MILAGROS DE CADA DÍA

    Una mirada distinta de las personas comunes y corrientes. Una invitación a observar cada acontecimiento de nuestras vidas como verdaderos milagros de la cotidianeidad    

| Mariana Grunefeld Mariana Grunefeld

 Ayer en la misa dominical me ubiqué bien atrás. Estando cuasi escondida me distraje observando a diferentes personas que conozco y que estaban sentados más adelante. Todos se veían muy atentos a la prédica, aunque a algunos les constaba controlar un poco más a sus hijos más chicos. Otros estaban sentados muy unidos como matrimonio y a algunos vi solos. Mientras me entretenía mirándolos escuché cómo el sacerdote hablaba de la canonización de Juan Pablo II, de Juan XXIII y de la beatificación de un sacerdote a través del milagro de un niño chileno. Milagros, pensé, pasan tantos milagros cada día. Volví a observar a mis conocidos.

 Los de más adelante eran una familia de ocho hijos se veía llena de vida. Las niñitas con sus pelos largos y los niños interrumpiendo a cada rato a sus padres secreteándoles al oído. De pronto divisé entre ellos a un niño rubio, y me acordé de su historia. Había nacido con un complicado síndrome que aún sus rasgos mostraban. Hubo que operarlo incontables veces. Ahora se lo veía feliz...también a sus padres. Terminó concelebrando en el altar y hasta me parece que recibimos de él la bendición final. Miré a la familia y me detuve en la espalda de una de las hijas, alta, flaca y bonita. Una típica adolescente pensé, pero ella tuvo un cáncer en primer año de universidad. Vinieron las quimios, quedó pelada, usó pañuelo en la cabeza, pero ahora con su eterno pelo negro y su cara sonrosada, nada parecía recordarlo.

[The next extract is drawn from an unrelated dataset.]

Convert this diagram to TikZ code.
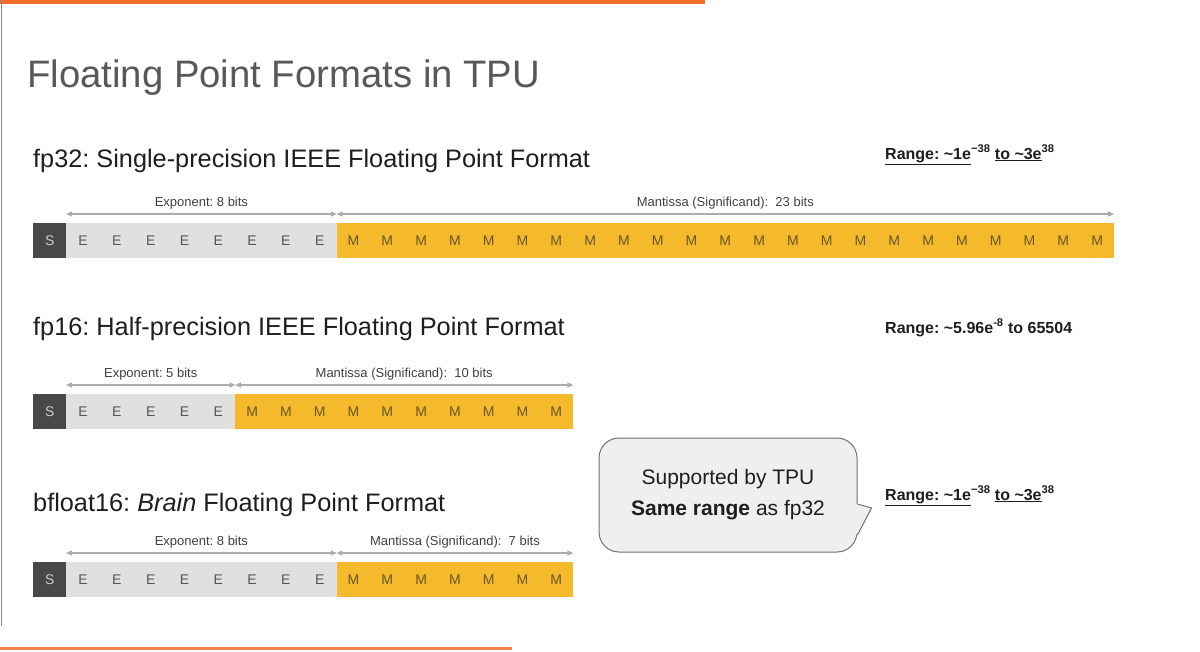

 Mi vista se distrajo luego hacia una pareja que estaba dos bancas adelante mío. Impecablemente vestidos y tan bien parecidos. Nada indicaba que ella había sufrido una gran depresión años atrás de la que no quedaban ni rastros. Recordé que una de sus hijas había sufrido en el verano un grave accidente en lancha que la dejó en cama varios meses, que se le habían practicado delicadas cirugías, que por su precario estado se perdió el matrimonio de su hermano más querido y que había tenido que aprender a caminar y rearmarse de nuevo. Más allá ubiqué a un hombre joven apoyado en una columna. Estaba solo sin su señora e hijos. Seguramente había visto el partido de fútbol en la mañana dejando la misa para esta hora de la tarde. Su cara en paz, sus ojos claros tan atentos a la ceremonia, su sonrisa al mirarme y tratar de saludar a lo lejos, su cuidada figura, nada decía que a él se le había muerto su hija, la mayor, la regalona, la de sus desvelos, en un accidente impensado hace unos años atrás. Recuerdo cuando chica viajando al norte o pasando por Valparaíso con mis papás, mi mamá siempre comentaba sobre las casas colgando de los cerros o aisladas en medio de grandes soledades del desierto imaginando la vida de esa gente. Cómo irían a comprar el pan, en qué pasarían la tarde, cómo jugarían los niños. Y lo hacía porque ella suponía sus duras condiciones de vida, se le hacía heroico sobrevivir entre tanta adversidad. Yo me pegaba a la ventana del Peugeot rojo y me fascinaba seguir con la mirada esas casitas hasta que desaparecían como un punto en el horizonte. Ahora que han pasado los años me he dado cuenta que ese desierto solitario y adusto y esos cerros tan empinados viven con nosotros a donde estemos; que el dolor y esfuerzo por sacar adelante a una familia, a unos hijos es inmenso, quijotesco, milagroso.

 

 Si se hiciera el ejercicio en cada misa de asomarse a la ventana o a la puerta de la vida de cada uno, estoy segura de que encontraríamos cuántas historias, penas profundas, sacrificios, desvelos y encrucijadas. Y junto a ello quedaríamos con la boca abierta por el asombro frente a tantos milagros, empezando por esa capacidad humana de amar a toda costa, de entregarse hasta el último concho, de perdonar hasta que duela, de comenzar un sinfín de veces de nuevo, de confiar y hacer crecer la vida de cada hijo y de los que amamos. Y todo eso en gente que se sigue arrodillando, que reza un avemaría, y que agradece al Padre bueno por esta tierra y esta vida. Verdaderos milagros de fe, amor y esperanza.